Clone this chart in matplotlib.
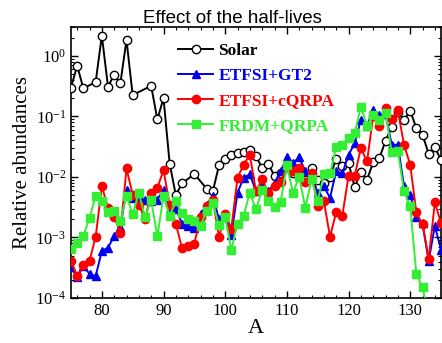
import matplotlib
matplotlib.use("Agg")
import matplotlib.pyplot as plt
from matplotlib.ticker import LogLocator, MultipleLocator, NullFormatter

# ---------------- data ----------------
A_solar = [75, 76, 77, 79, 80, 81, 82, 83, 84, 85, 88, 89, 90, 91, 92, 93, 95, 97, 98,
           99, 100, 101, 102, 103, 104, 105, 106, 107, 108, 109, 110, 111, 112, 113, 114,
           115, 116, 117, 118, 119, 120, 121, 122, 123, 124, 125, 126, 127, 128, 129, 130,
           131, 132, 133, 134, 135]
solar = [0.30, 0.69, 0.29, 0.37, 2.16, 0.31, 0.49, 0.35, 1.83, 0.225, 0.32, 0.089, 0.20,
         0.0166, 0.005, 0.0078, 0.0112, 0.0064, 0.0058,
         0.0155, 0.020, 0.0234, 0.025, 0.026, 0.0276, 0.022, 0.014, 0.0166, 0.0103, 0.0114,
         0.0145, 0.0117, 0.011, 0.009, 0.014, 0.0089, 0.0080, 0.010, 0.020, 0.015, 0.017,
         0.0068, 0.012, 0.0090, 0.0175, 0.0205, 0.039, 0.067, 0.12, 0.086, 0.125, 0.064,
         0.050, 0.024, 0.031, 0.019]

A_model = list(range(75, 136))
etfsi_gt2 = [3.2e-4, 2.2e-4, 3.4e-4, 2.5e-4, 2.3e-4, 6.0e-4, 6.8e-4, 1.05e-3, 1.5e-3, 6.0e-3,
             4.5e-3, 4.5e-3, 4.2e-3, 4.0e-3, 4.2e-3, 6.2e-3, 3.0e-3, 3.0e-3, 1.7e-3, 1.55e-3,
             1.45e-3, 2.4e-3, 3.5e-3, 4.8e-3, 2.0e-3, 2.2e-3, 1.08e-3, 5.5e-3, 9.7e-3, 0.011,
             5.8e-3, 7.5e-3, 5.8e-3, 8.0e-3, 0.0124, 0.021, 0.017, 0.021, 0.0124, 0.011,
             5.5e-3, 7.0e-3, 4.5e-3, 0.0124, 0.0114, 0.023, 0.036, 0.088, 0.07, 0.13,
             0.107, 0.11, 0.034, 0.034, 7.0e-3, 5.1e-3, 2.2e-3, 1.74e-3, 4.1e-4, 1.55e-3, 6.3e-4]
etfsi_cqrpa = [4.1e-4, 2.3e-4, 3.5e-4, 4.1e-4, 1.03e-3, 7.0e-3, 3.1e-3, 2.2e-3, 1.2e-3, 0.0138,
               5.1e-3, 3.5e-3, 2.0e-3, 5.5e-3, 6.6e-3, 0.0129, 3.5e-3, 1.7e-3, 6.6e-4, 7.2e-4,
               7.9e-4, 2.2e-3, 3.3e-3, 4.2e-3, 1.03e-3, 2.4e-3, 1.4e-3, 9.7e-3, 0.016, 0.023,
               5.8e-3, 9.1e-3, 5.5e-3, 7.2e-3, 8.2e-3, 0.015, 0.0124, 0.014, 8.3e-3, 0.0117,
               3.3e-3, 4.0e-3, 1.03e-3, 2.6e-3, 2.3e-3, 0.0103, 0.0105, 0.030, 0.018, 0.10,
               0.069, 0.14, 0.091, 0.126, 0.034, 0.016, 2.6e-3, 1.65e-3, 4.4e-4, 3.8e-3, 1.74e-3]
frdm_qrpa = [6.5e-4, 8.2e-4, 1.05e-3, 2.1e-3, 4.9e-3, 4.0e-3, 2.6e-3, 2.7e-3, 1.87e-3, 4.9e-3,
             2.4e-3, 5.4e-3, 2.2e-3, 4.1e-3, 1.05e-3, 4.8e-3, 2.3e-3, 4.0e-3, 2.5e-3, 2.0e-3,
             1.87e-3, 1.57e-3, 2.7e-3, 3.7e-3, 1.58e-3, 2.2e-3, 6.2e-4, 1.7e-3, 2.3e-3, 5.5e-3,
             2.9e-3, 6.2e-3, 4.0e-3, 3.2e-3, 3.9e-3, 0.0155, 5.5e-3, 0.010, 3.1e-3, 9.1e-3,
             4.0e-3, 0.011, 0.0114, 0.031, 0.034, 0.044, 0.053, 0.143, 0.07, 0.105,
             0.088, 0.116, 0.026, 0.027, 5.8e-3, 3.3e-3, 2.5e-4, 1.5e-4, 5.0e-5, None, None]

labels = ["Solar", "ETFSI+GT2", "ETFSI+cQRPA", "FRDM+QRPA"]
x_ticks = [80, 90, 100, 110, 120, 130]

# ---------------- plot ----------------
serif = ["Liberation Serif", "DejaVu Serif"]
plt.rcParams["font.family"] = serif
plt.rcParams["mathtext.fontset"] = "custom"
plt.rcParams["mathtext.rm"] = "Liberation Serif"
plt.rcParams["mathtext.it"] = "Liberation Serif:italic"

fig = plt.figure(figsize=(4.42, 3.43), dpi=100)
ax = fig.add_axes([71 / 442, 45 / 343, 370 / 442, 271 / 343])

def clean(xs, ys):
    pts = [(x, y) for x, y in zip(xs, ys) if y is not None]
    return [p[0] for p in pts], [p[1] for p in pts]

lw = 1.4
ax.plot(A_solar, solar, '-o', color='black', mfc='white', mec='black', ms=6,
        mew=1.0, lw=lw, label=labels[0], zorder=3)
xb, yb = clean(A_model, etfsi_gt2)
ax.plot(xb, yb, '-^', color='#0000ee', ms=6, lw=lw, label=labels[1], zorder=4)
xr, yr = clean(A_model, etfsi_cqrpa)
ax.plot(xr, yr, '-o', color='#ff0000', ms=6, lw=lw, label=labels[2], zorder=5)
xg, yg = clean(A_model, frdm_qrpa)
ax.plot(xg, yg, '-s', color='#33ee33', ms=5.5, lw=lw, label=labels[3], zorder=6)

ax.set_yscale('log')
ax.set_xlim(75, 135)
ax.set_ylim(1e-4, 3)
ax.set_xticks(x_ticks)
ax.xaxis.set_minor_locator(MultipleLocator(2))
ax.yaxis.set_major_locator(LogLocator(base=10, numticks=10))
ax.yaxis.set_minor_locator(LogLocator(base=10, subs=range(2, 10), numticks=20))
ax.yaxis.set_minor_formatter(NullFormatter())
ax.tick_params(which='both', direction='in', top=True, right=True, labelsize=12)
ax.tick_params(which='major', length=5, width=1.0)
ax.tick_params(which='minor', length=2.5, width=0.8)
for s in ax.spines.values():
    s.set_linewidth(1.2)

ax.set_xlabel("A", fontsize=16, labelpad=0)
ax.set_ylabel("Relative abundances", fontsize=15, labelpad=2)
ax.set_title("Effect of the half-lives", fontsize=13.5, family=["Liberation Sans", "DejaVu Sans"],
             pad=2, x=0.435)

leg = ax.legend(loc='upper left', bbox_to_anchor=(0.29, 0.94), frameon=False,
                borderpad=0, borderaxespad=0, handlelength=2.0, handletextpad=0.3,
                labelspacing=0.5, labelcolor='linecolor',
                prop={'family': serif, 'weight': 'bold', 'size': 12.5})

fig.savefig("out.png", dpi=100)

#### What you should do:
Only the lines from the start of the material through the line containing "from matplotlib.ticker import" should be transcribed. Pictures stay out.

#### Correct response:
Clone this chart in matplotlib.
import matplotlib
matplotlib.use("Agg")
import matplotlib.pyplot as plt
from matplotlib.ticker import LogLocator, MultipleLocator, NullFormatter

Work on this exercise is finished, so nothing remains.